Member-only story
Just an Ordinary Guy
“We haven’t much money, but we do see life!”
My mother used to say that a lot. Only the first part was right, but one contradicted her at ones’ peril!
I was born in a two-bedroom terraced house in Hull, some 61 years and 11 months ago, in July of 1958. Kingston-upon-Hull, for the 99% of you who’ve never heard of it, is a large town, or small city, on the northern bank of the River Humber, straddling the confluence of the River Hull with the larger estuary, roughly 200 miles north and a little east of London. At that time, its’ ‘metro area’ was home to some 365 000 souls — a figure which has since declined by around 40 000.(https://www.macrotrends.net/cities/22856/kingston-upon-hull/population)
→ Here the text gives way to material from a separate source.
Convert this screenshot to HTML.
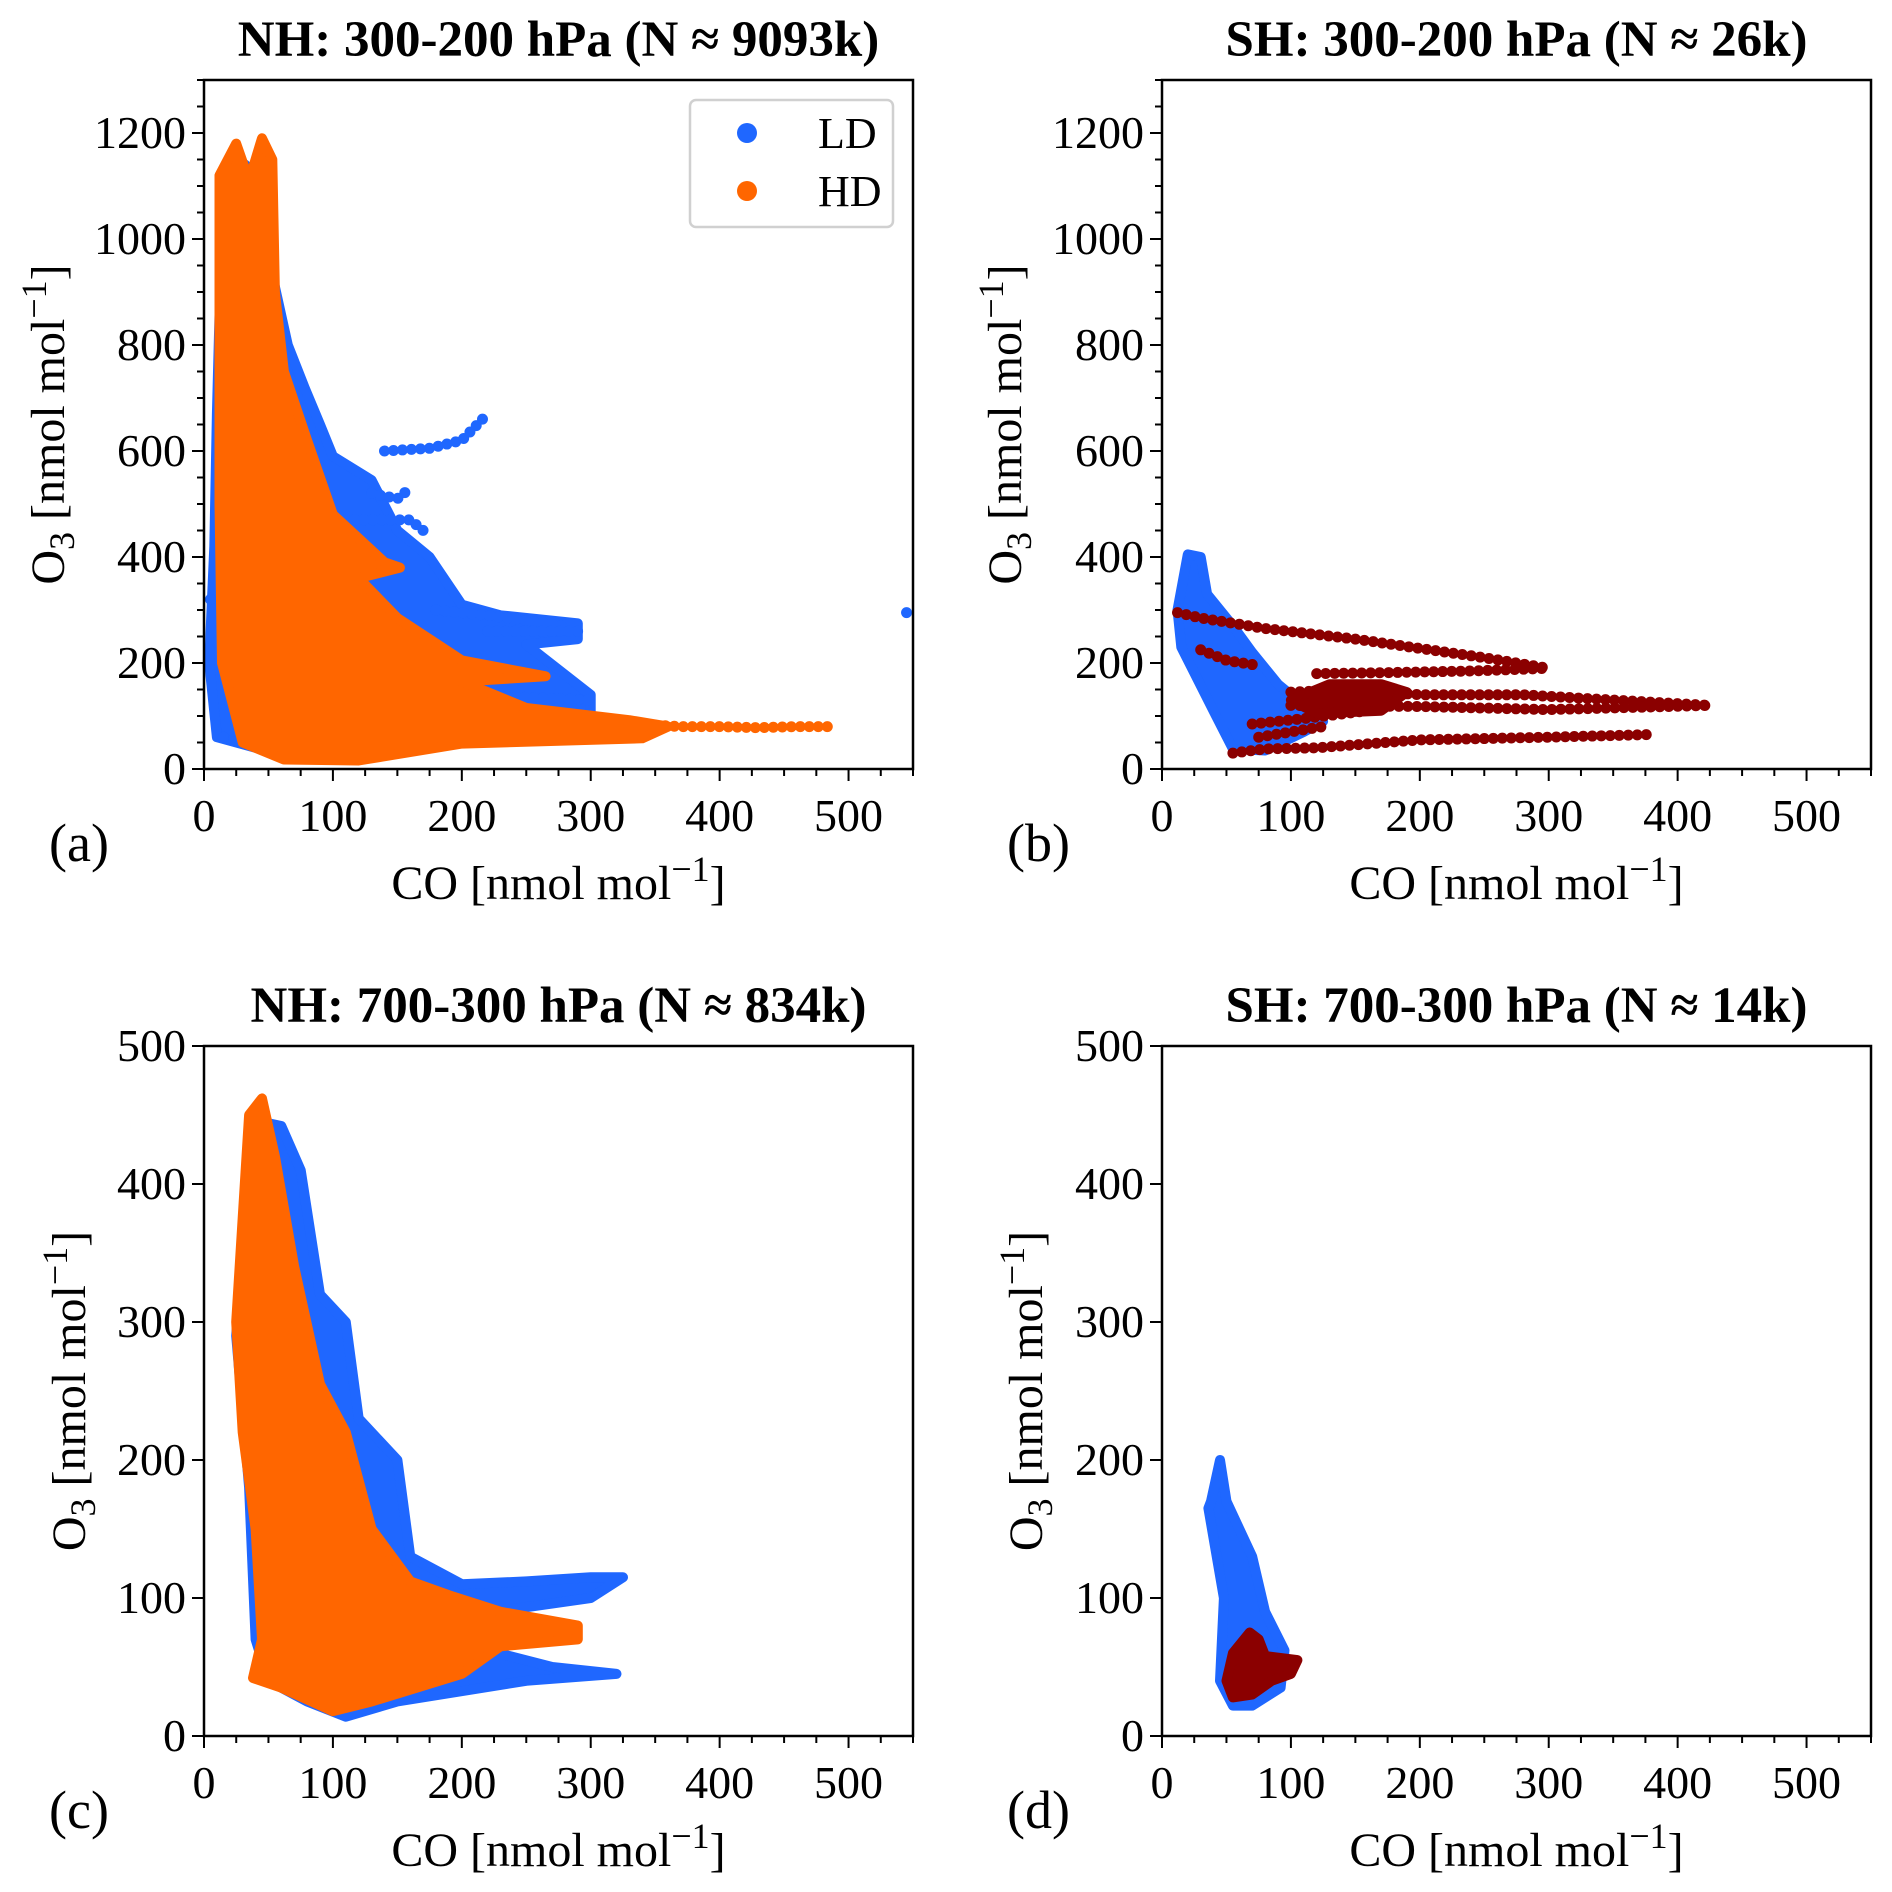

At that time, the city was accounted a major trading port and perhaps the foremost fishing port in the country, but was already in decline -though it was not truly noticeable until many years later. Certainly the docks and trawlers were major sources of employment, along with the chemical works, the typewriter factory and a few other light manufacturing companies (many providing unskilled part-time work for the wives of trawlermen, who might be gone for months, and who didn’t get paid until they brought their catch home.)
The house I was born in was in the middle of a working-class district. Not that my parents regarded themselves as working class, but the house was available, cheap and — most importantly — just down the street from my mothers’ parents.